Businesses should ensure accurate and descriptive billing statements. The transaction descriptor appearing on a customer’s bank statement should be easily recognizable, perhaps including the business name and a clear description of the purchase, to prevent “friendly fraud” caused by unrecognized charges. Efficient order fulfillment processes, including timely shipping and accurate inventory management, reduce instances where customers claim non-receipt of goods or services. These combined efforts create a positive customer experience, reducing the likelihood of chargebacks.

Addressing a Chargeback Ban

If a business has already incurred a chargeback ban, immediate and decisive action is important for potential reinstatement. The first step involves promptly communicating with the acquiring bank or payment processor that imposed the ban to understand the specific reasons and requirements for remediation. This initial contact is important for establishing dialogue and demonstrating a commitment to resolving the underlying issues.
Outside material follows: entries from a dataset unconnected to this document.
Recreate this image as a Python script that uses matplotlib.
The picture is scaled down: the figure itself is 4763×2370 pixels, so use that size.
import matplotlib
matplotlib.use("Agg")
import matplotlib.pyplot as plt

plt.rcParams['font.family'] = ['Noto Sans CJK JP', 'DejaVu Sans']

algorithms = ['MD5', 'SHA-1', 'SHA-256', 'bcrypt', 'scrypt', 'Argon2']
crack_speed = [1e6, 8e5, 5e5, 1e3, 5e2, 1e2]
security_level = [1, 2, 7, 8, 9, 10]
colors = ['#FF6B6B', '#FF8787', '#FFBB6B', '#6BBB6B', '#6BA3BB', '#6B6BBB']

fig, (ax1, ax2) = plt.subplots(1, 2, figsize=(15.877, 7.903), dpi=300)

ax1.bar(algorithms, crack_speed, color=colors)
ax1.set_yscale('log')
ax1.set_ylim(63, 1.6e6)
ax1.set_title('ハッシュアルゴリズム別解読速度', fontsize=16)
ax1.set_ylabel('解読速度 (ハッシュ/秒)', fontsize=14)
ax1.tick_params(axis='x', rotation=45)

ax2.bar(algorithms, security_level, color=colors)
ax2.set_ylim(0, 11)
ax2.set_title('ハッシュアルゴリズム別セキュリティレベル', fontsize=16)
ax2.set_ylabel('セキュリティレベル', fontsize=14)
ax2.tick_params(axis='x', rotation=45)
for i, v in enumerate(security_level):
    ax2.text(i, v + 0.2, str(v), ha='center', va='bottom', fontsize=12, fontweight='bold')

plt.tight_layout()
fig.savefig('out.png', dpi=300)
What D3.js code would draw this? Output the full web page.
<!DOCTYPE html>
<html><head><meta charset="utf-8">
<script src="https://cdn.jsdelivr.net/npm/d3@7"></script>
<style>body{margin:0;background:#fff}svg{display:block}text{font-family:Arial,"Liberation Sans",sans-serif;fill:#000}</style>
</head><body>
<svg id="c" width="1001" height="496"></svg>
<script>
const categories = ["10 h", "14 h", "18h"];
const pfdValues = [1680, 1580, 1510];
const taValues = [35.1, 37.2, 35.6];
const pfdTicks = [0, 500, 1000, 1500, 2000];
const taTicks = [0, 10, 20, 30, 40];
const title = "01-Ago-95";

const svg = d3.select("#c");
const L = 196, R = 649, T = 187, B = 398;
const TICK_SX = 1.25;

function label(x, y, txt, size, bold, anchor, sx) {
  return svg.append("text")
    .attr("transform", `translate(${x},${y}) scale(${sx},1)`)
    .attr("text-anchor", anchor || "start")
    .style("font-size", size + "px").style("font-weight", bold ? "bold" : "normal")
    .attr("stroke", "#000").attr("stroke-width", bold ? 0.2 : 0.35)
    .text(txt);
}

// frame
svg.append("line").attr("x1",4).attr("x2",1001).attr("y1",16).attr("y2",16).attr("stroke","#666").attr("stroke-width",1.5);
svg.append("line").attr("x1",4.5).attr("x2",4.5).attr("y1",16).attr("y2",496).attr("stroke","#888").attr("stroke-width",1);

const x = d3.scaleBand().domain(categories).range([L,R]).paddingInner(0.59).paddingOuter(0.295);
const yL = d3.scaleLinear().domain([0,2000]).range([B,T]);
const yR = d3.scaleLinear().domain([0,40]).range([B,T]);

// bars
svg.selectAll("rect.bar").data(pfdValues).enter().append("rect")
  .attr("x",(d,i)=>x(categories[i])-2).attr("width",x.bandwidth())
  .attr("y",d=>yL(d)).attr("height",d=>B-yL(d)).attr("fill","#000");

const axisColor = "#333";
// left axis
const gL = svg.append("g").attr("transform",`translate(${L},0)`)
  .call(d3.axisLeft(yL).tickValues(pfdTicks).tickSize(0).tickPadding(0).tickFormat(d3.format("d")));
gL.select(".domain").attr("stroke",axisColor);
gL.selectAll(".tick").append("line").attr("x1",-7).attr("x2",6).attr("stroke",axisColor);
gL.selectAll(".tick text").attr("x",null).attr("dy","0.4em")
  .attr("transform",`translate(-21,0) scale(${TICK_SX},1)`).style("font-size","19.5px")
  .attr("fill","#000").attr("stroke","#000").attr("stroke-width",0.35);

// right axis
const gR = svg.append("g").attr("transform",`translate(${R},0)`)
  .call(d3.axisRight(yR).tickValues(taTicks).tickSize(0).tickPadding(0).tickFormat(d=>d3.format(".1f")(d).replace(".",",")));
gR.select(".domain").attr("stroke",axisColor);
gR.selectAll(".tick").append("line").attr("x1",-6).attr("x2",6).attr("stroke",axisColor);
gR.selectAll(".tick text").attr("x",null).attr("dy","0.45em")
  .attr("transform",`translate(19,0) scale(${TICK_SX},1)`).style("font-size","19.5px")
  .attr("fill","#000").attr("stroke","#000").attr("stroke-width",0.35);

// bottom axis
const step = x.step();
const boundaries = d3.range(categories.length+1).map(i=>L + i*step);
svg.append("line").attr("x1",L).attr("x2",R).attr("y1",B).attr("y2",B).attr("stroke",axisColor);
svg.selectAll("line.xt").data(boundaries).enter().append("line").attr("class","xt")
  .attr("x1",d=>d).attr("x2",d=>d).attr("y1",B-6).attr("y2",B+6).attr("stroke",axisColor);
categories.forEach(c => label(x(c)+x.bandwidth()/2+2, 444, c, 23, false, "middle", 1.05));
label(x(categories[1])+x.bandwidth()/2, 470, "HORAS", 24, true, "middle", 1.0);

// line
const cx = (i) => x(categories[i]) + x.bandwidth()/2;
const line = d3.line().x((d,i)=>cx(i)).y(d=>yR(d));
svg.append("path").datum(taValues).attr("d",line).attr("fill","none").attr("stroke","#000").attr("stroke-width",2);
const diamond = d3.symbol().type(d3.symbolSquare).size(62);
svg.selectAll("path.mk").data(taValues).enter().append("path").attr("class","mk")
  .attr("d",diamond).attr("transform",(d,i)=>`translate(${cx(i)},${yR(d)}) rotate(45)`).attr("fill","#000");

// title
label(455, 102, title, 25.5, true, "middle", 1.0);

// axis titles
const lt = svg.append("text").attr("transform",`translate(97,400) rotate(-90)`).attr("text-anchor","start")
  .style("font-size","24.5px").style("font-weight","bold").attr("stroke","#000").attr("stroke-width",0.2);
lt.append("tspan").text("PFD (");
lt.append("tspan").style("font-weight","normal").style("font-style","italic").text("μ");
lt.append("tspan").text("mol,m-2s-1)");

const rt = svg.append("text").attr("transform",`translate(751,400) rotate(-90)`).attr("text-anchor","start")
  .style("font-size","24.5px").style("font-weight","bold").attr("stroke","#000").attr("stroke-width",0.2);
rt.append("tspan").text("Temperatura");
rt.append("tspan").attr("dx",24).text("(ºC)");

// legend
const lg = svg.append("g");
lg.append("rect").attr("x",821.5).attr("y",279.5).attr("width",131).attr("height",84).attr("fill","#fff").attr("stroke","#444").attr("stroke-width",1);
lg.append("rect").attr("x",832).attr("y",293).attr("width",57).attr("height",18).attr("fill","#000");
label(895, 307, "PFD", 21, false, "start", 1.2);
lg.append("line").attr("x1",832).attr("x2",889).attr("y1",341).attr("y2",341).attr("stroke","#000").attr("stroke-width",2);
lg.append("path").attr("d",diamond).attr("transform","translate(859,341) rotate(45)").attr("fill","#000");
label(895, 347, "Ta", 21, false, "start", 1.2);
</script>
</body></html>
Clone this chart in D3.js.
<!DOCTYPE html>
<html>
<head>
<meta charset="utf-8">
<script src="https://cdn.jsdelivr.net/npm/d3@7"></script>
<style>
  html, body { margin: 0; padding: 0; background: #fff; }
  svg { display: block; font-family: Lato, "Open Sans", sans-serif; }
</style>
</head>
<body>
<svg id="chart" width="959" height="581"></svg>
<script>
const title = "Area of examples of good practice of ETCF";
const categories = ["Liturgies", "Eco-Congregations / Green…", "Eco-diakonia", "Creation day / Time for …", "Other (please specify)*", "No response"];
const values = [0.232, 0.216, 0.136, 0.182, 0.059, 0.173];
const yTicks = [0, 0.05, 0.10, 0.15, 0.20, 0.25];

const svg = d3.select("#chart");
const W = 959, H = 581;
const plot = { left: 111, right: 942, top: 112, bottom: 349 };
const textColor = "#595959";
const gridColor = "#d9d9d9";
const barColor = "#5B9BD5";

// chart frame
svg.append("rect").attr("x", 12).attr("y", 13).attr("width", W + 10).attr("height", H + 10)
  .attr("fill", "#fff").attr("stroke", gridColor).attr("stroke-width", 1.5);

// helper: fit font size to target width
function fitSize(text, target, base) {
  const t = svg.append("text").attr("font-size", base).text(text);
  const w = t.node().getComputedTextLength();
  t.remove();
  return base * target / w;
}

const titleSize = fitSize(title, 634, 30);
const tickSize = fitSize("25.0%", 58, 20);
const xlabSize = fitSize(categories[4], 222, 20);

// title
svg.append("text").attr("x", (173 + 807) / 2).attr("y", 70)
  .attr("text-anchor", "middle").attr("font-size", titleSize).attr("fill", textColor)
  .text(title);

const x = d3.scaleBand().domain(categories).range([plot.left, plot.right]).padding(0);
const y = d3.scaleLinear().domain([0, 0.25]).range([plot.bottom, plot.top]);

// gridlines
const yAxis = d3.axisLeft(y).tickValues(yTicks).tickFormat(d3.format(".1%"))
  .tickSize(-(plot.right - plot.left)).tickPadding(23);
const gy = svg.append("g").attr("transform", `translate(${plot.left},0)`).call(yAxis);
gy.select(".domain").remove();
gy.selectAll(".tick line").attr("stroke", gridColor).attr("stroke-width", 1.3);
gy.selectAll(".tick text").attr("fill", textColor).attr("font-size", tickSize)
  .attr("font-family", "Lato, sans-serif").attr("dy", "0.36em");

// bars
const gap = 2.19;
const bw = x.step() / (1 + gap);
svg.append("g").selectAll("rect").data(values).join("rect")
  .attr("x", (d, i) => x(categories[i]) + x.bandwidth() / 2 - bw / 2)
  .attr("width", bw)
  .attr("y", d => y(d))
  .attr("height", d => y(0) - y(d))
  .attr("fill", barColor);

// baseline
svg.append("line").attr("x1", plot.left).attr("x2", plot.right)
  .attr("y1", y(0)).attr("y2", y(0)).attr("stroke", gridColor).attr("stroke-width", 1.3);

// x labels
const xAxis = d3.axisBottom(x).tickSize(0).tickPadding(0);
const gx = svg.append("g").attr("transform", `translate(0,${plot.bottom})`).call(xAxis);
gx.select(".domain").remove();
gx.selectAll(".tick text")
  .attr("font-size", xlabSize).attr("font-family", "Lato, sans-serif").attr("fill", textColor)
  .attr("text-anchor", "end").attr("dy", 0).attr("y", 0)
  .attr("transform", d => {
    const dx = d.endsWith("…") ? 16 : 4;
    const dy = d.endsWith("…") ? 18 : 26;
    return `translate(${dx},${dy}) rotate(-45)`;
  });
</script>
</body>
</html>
Subsequently, the business must conduct a thorough internal review to pinpoint the root causes of the excessive chargeback rate. This analysis should identify patterns, such as specific product types or customer segments, contributing to disputes. Based on this, a comprehensive action plan must be developed, detailing specific steps to mitigate the identified problems, which could include implementing new fraud prevention tools or enhancing customer service protocols.

This action plan should then be presented to the acquiring bank, demonstrating a clear path to improvement. Businesses may also consider engaging with third-party chargeback management services, which offer specialized expertise in dispute resolution and compliance. Reinstatement of processing privileges is contingent upon demonstrating significant improvement in chargeback ratios and a sustained commitment to adhering to payment network regulations.